Written exercise → Extract the full listing verbatim and drop any pictures from your copy.

Provided data →
....
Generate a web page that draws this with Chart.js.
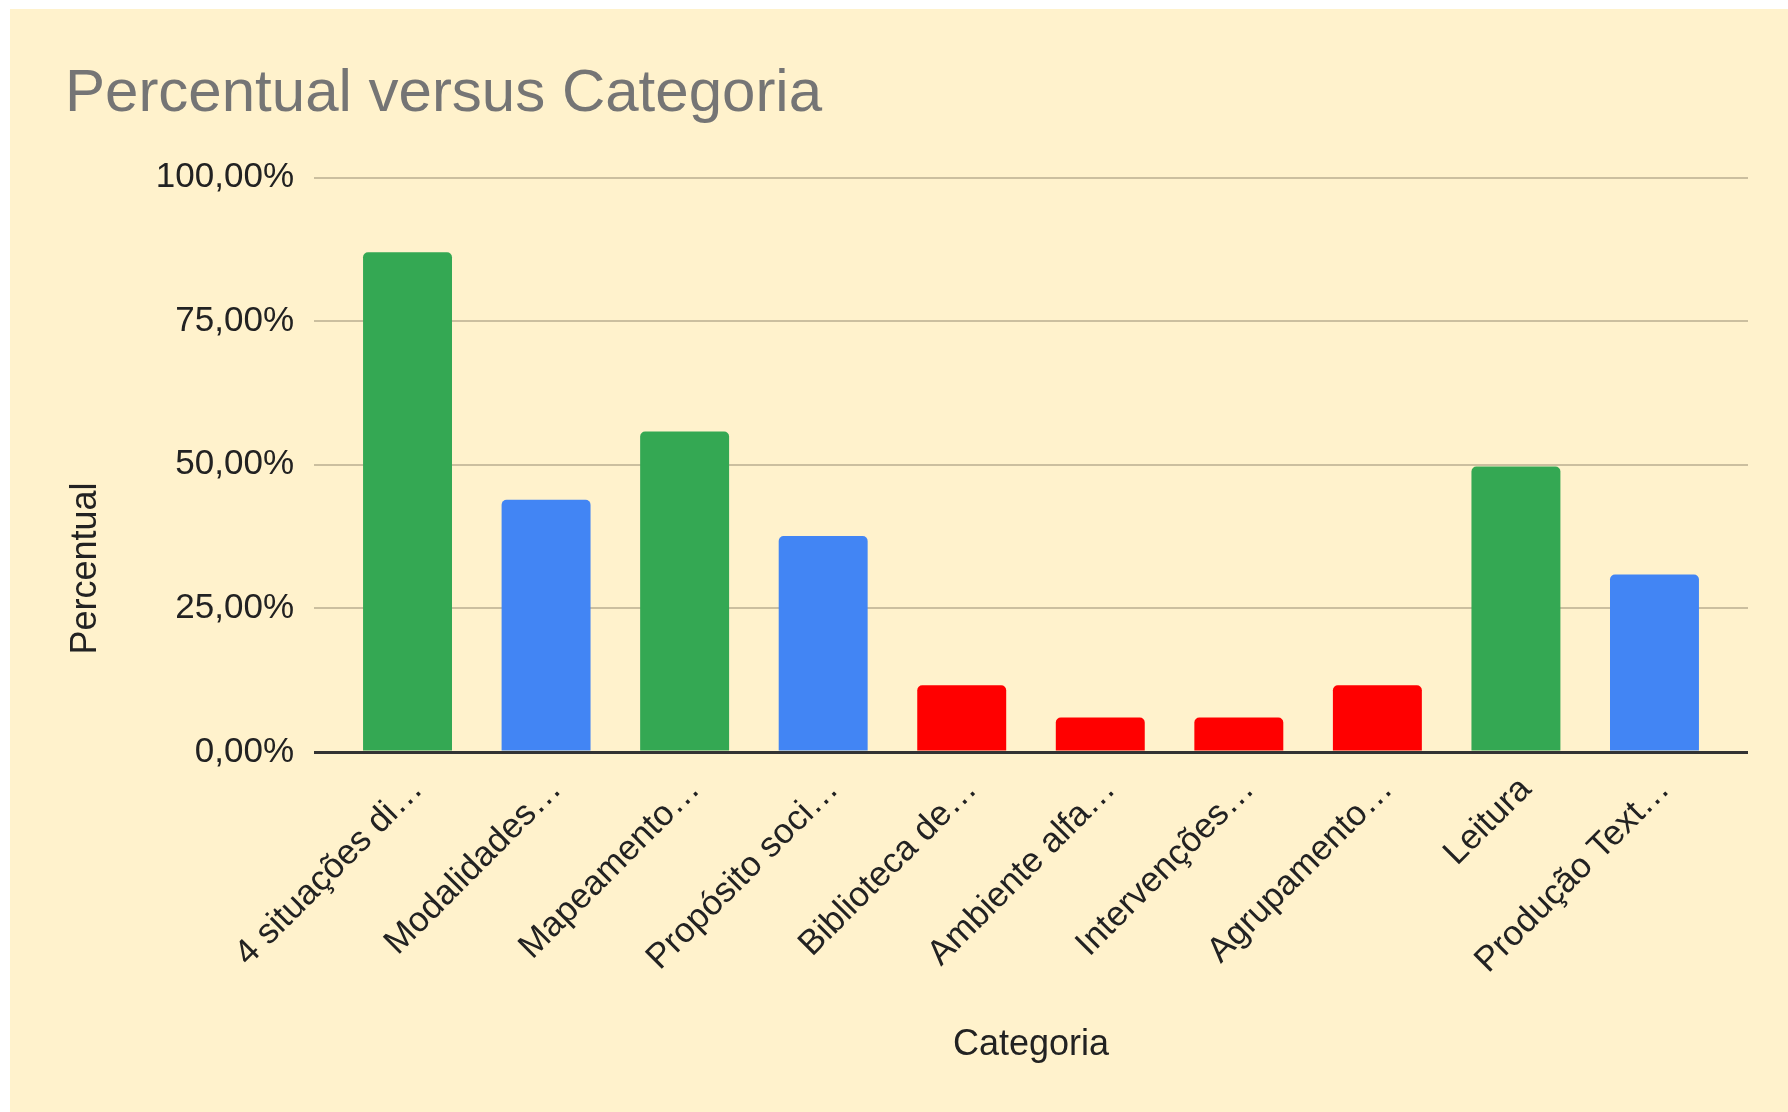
<!DOCTYPE html>
<html>
<head>
<meta charset="utf-8">
<script src="https://cdn.jsdelivr.net/npm/chart.js@4.4.1/dist/chart.umd.min.js"></script>
<style>
  html, body { margin: 0; padding: 0; background: #ffffff; }
  #wrap { position: absolute; left: 10px; top: 9px; width: 1778px; height: 1103px; background: #FFF2CC; }
  canvas { display: block; }
</style>
</head>
<body>
<div id="wrap"><canvas id="c"></canvas></div>
<script>
const categories = ['4 situações di…', 'Modalidades…', 'Mapeamento…', 'Propósito soci…', 'Biblioteca de…',
                    'Ambiente alfa…', 'Intervenções…', 'Agrupamento…', 'Leitura', 'Produção Text…'];
const percentual = [87.0, 43.9, 55.8, 37.6, 11.6, 6.0, 6.0, 11.6, 49.7, 30.9];
const yTickValues = [0, 25, 50, 75, 100];
const yTickLabels = ['0,00%', '25,00%', '50,00%', '75,00%', '100,00%'];
const chartTitle = 'Percentual versus Categoria';
const xTitle = 'Categoria';
const yTitle = 'Percentual';

const GREEN = '#34A853', BLUE = '#4285F4', RED = '#FF0000';
const barColors = [GREEN, BLUE, GREEN, BLUE, RED, RED, RED, RED, GREEN, BLUE];

const FONT = "'Liberation Sans', Arial, sans-serif";

const yTitlePlugin = {
  id: 'yTitlePlugin',
  afterDraw(chart) {
    const ctx = chart.ctx;
    const ys = chart.scales.y;
    ctx.save();
    ctx.font = '36px ' + FONT;
    ctx.fillStyle = '#222222';
    ctx.textAlign = 'center';
    ctx.textBaseline = 'middle';
    ctx.translate(ys.left + 21.5, chart.height / 2 + 8);
    ctx.rotate(-Math.PI / 2);
    ctx.fillText(yTitle, 0, 0);
    ctx.restore();
  }
};

new Chart(document.getElementById('c'), {
  type: 'bar',
  data: {
    datasets: [{
      label: yTitle,
      data: percentual.map((v, i) => ({ x: i, y: v })),
      backgroundColor: barColors,
      borderRadius: 5,
      borderSkipped: 'start',
      categoryPercentage: 1.0,
      barPercentage: 0.642
    }]
  },
  options: {
    responsive: true,
    maintainAspectRatio: false,
    animation: false,
    layout: { padding: { left: 55, right: 40, top: 0, bottom: 0 } },
    plugins: {
      legend: { display: false },
      tooltip: { enabled: false },
      title: {
        display: true,
        text: chartTitle,
        align: 'start',
        color: '#757575',
        font: { family: FONT, size: 60, weight: 'normal' },
        padding: { top: 49, bottom: 47.5 }
      }
    },
    scales: {
      x: {
        type: 'linear',
        offset: false,
        min: -0.675,
        max: 9.675,
        afterBuildTicks(scale) { scale.ticks = categories.map((_, i) => ({ value: i })); },
        afterFit(scale) { scale.height = 360; },
        grid: { display: false, drawTicks: false },
        border: { display: false },
        ticks: {
          autoSkip: false,
          minRotation: 45,
          maxRotation: 45,
          padding: 17,
          labelOffset: 10,
          color: '#222222',
          font: { family: FONT, size: 35 },
          callback: (value) => categories[value]
        },
        title: {
          display: true,
          text: xTitle,
          color: '#222222',
          font: { family: FONT, size: 36 },
          padding: { top: 0, bottom: 45 }
        }
      },
      y: {
        min: 0,
        max: 100,
        afterBuildTicks(scale) { scale.ticks = yTickValues.map(v => ({ value: v })); },
        afterFit(scale) { scale.width = 249; },
        grid: {
          drawTicks: false,
          color: (ctx) => ctx.tick && ctx.tick.value === 0 ? '#333333' : '#CBBF9F',
          lineWidth: (ctx) => ctx.tick && ctx.tick.value === 0 ? 3 : 2
        },
        border: { display: false },
        ticks: {
          padding: 20,
          color: '#222222',
          font: { family: FONT, size: 35 },
          callback: (value, index) => yTickLabels[yTickValues.indexOf(value)]
        }
      }
    }
  },
  plugins: [yTitlePlugin]
});
</script>
</body>
</html>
....
Task solution →
Generate a web page that draws this with Chart.js.
<!DOCTYPE html>
<html>
<head>
<meta charset="utf-8">
<script src="https://cdn.jsdelivr.net/npm/chart.js@4.4.1/dist/chart.umd.min.js"></script>
<style>
  html, body { margin: 0; padding: 0; background: #ffffff; }
  #wrap { position: absolute; left: 10px; top: 9px; width: 1778px; height: 1103px; background: #FFF2CC; }
  canvas { display: block; }
</style>
</head>
<body>
<div id="wrap"><canvas id="c"></canvas></div>
<script>
const categories = ['4 situações di…', 'Modalidades…', 'Mapeamento…', 'Propósito soci…', 'Biblioteca de…',
                    'Ambiente alfa…', 'Intervenções…', 'Agrupamento…', 'Leitura', 'Produção Text…'];
const percentual = [87.0, 43.9, 55.8, 37.6, 11.6, 6.0, 6.0, 11.6, 49.7, 30.9];
const yTickValues = [0, 25, 50, 75, 100];
const yTickLabels = ['0,00%', '25,00%', '50,00%', '75,00%', '100,00%'];
const chartTitle = 'Percentual versus Categoria';
const xTitle = 'Categoria';
const yTitle = 'Percentual';

const GREEN = '#34A853', BLUE = '#4285F4', RED = '#FF0000';
const barColors = [GREEN, BLUE, GREEN, BLUE, RED, RED, RED, RED, GREEN, BLUE];

const FONT = "'Liberation Sans', Arial, sans-serif";

const yTitlePlugin = {
  id: 'yTitlePlugin',
  afterDraw(chart) {
    const ctx = chart.ctx;
    const ys = chart.scales.y;
    ctx.save();
    ctx.font = '36px ' + FONT;
    ctx.fillStyle = '#222222';
    ctx.textAlign = 'center';
    ctx.textBaseline = 'middle';
    ctx.translate(ys.left + 21.5, chart.height / 2 + 8);
    ctx.rotate(-Math.PI / 2);
    ctx.fillText(yTitle, 0, 0);
    ctx.restore();
  }
};

new Chart(document.getElementById('c'), {
  type: 'bar',
  data: {
    datasets: [{
      label: yTitle,
      data: percentual.map((v, i) => ({ x: i, y: v })),
      backgroundColor: barColors,
      borderRadius: 5,
      borderSkipped: 'start',
      categoryPercentage: 1.0,
      barPercentage: 0.642
    }]
  },
  options: {
    responsive: true,
    maintainAspectRatio: false,
    animation: false,
    layout: { padding: { left: 55, right: 40, top: 0, bottom: 0 } },
    plugins: {
      legend: { display: false },
      tooltip: { enabled: false },
      title: {
        display: true,
        text: chartTitle,
        align: 'start',
        color: '#757575',
        font: { family: FONT, size: 60, weight: 'normal' },
        padding: { top: 49, bottom: 47.5 }
      }
    },
    scales: {
      x: {
        type: 'linear',
        offset: false,
        min: -0.675,
        max: 9.675,
        afterBuildTicks(scale) { scale.ticks = categories.map((_, i) => ({ value: i })); },
        afterFit(scale) { scale.height = 360; },
        grid: { display: false, drawTicks: false },
        border: { display: false },
        ticks: {
          autoSkip: false,
          minRotation: 45,
          maxRotation: 45,
          padding: 17,
          labelOffset: 10,
          color: '#222222',
          font: { family: FONT, size: 35 },
          callback: (value) => categories[value]
        },
        title: {
          display: true,
          text: xTitle,
          color: '#222222',
          font: { family: FONT, size: 36 },
          padding: { top: 0, bottom: 45 }
        }
      },
      y: {
        min: 0,
        max: 100,
        afterBuildTicks(scale) { scale.ticks = yTickValues.map(v => ({ value: v })); },
        afterFit(scale) { scale.width = 249; },
        grid: {
          drawTicks: false,
          color: (ctx) => ctx.tick && ctx.tick.value === 0 ? '#333333' : '#CBBF9F',
          lineWidth: (ctx) => ctx.tick && ctx.tick.value === 0 ? 3 : 2
        },
        border: { display: false },
        ticks: {
          padding: 20,
          color: '#222222',
          font: { family: FONT, size: 35 },
          callback: (value, index) => yTickLabels[yTickValues.indexOf(value)]
        }
      }
    }
  },
  plugins: [yTitlePlugin]
});
</script>
</body>
</html>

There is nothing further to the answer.